Marie L. Munn, the former president of the Elizabeth school board, was convicted on theft charges for filing false applications that resulted in her two children receiving free lunch benefits in five consecutive school years.

ELIZABETH — Jurors found Marie Munn, the former president of the Elizabeth school board, guilty of of theft by deception and tampering with public records for stealing from the district’s federal free lunch program.

The panel found 49-year-old Munn understated her household income, which exceeded the limit by as much as $100,000 in one year, by filing false applications to obtain $2,649 in free meals for her two children, who were not entitled to the benefits.
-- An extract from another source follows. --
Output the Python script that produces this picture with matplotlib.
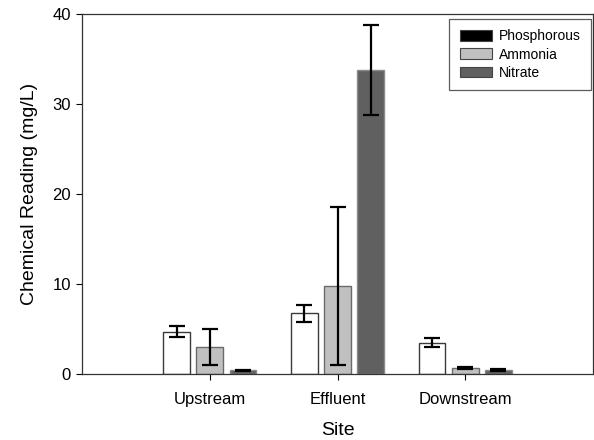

Munn faces three to five years in prison and a fine of up to $15,000 when she is sentenced on May 2.

After learning her children had received free lunches since 2006, Munn said she repaid the school district.
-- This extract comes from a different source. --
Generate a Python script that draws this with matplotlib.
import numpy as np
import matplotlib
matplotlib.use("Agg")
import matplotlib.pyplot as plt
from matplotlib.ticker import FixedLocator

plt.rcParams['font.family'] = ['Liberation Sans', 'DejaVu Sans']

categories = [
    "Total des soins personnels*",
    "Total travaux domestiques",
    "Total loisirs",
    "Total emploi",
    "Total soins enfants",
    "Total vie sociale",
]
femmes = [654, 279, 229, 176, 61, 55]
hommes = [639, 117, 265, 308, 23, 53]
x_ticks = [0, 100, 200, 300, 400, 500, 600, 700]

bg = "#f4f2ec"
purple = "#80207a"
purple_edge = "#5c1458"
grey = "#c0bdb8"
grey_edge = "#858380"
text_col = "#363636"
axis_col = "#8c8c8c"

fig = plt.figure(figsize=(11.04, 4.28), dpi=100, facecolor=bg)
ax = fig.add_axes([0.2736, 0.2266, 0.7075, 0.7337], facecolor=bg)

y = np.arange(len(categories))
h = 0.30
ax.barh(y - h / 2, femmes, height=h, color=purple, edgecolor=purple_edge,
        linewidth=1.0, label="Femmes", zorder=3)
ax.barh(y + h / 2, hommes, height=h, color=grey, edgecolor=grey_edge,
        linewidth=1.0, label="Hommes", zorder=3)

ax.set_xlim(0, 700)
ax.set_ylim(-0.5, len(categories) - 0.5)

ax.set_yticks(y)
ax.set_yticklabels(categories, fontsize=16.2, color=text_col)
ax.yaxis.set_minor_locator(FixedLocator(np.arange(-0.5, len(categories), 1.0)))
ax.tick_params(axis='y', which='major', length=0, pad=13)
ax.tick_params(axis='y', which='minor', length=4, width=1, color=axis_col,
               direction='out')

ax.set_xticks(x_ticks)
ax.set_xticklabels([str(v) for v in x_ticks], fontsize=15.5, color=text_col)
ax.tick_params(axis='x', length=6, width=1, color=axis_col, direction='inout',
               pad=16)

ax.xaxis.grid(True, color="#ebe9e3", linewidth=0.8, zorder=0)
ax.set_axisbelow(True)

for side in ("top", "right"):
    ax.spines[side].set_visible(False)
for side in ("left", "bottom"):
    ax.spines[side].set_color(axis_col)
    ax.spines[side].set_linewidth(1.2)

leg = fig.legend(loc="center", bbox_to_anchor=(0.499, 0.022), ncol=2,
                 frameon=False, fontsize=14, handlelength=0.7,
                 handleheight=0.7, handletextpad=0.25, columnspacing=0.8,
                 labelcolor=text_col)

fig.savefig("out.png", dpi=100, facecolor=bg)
Munn was convicted of third-degree charges of theft by deception and tampering with public records or information in a case tried by Deputy Attorney General Veronica Allende.

The verdict came after a five-day trial before Superior Court Judge Robert J. Mega in Union County.

Attorney General John Hoffman said, “It is shameful that a school board president in an Abbott district would steal from a program designed to help disadvantaged school children.”

The Attorney General said charges against two attorneys for the school district who conspired to cover up discrepancies in the lunch program application.

Kirk Nelson, 46, of Roselle, attorney for the school board, and Frank Capece, 63, of Cranford, an outside attorney for the district, have pleaded not guilty to charges of official misconduct, tampering with public records, hindering prosecution records and conspiracy.

Prosecutors say the two tried to conceal a fraudulent lunch program application submitted by the wife of John Donoso, a former board member. Donoso has also been charged with official misconduct and tampering with public records, officials said.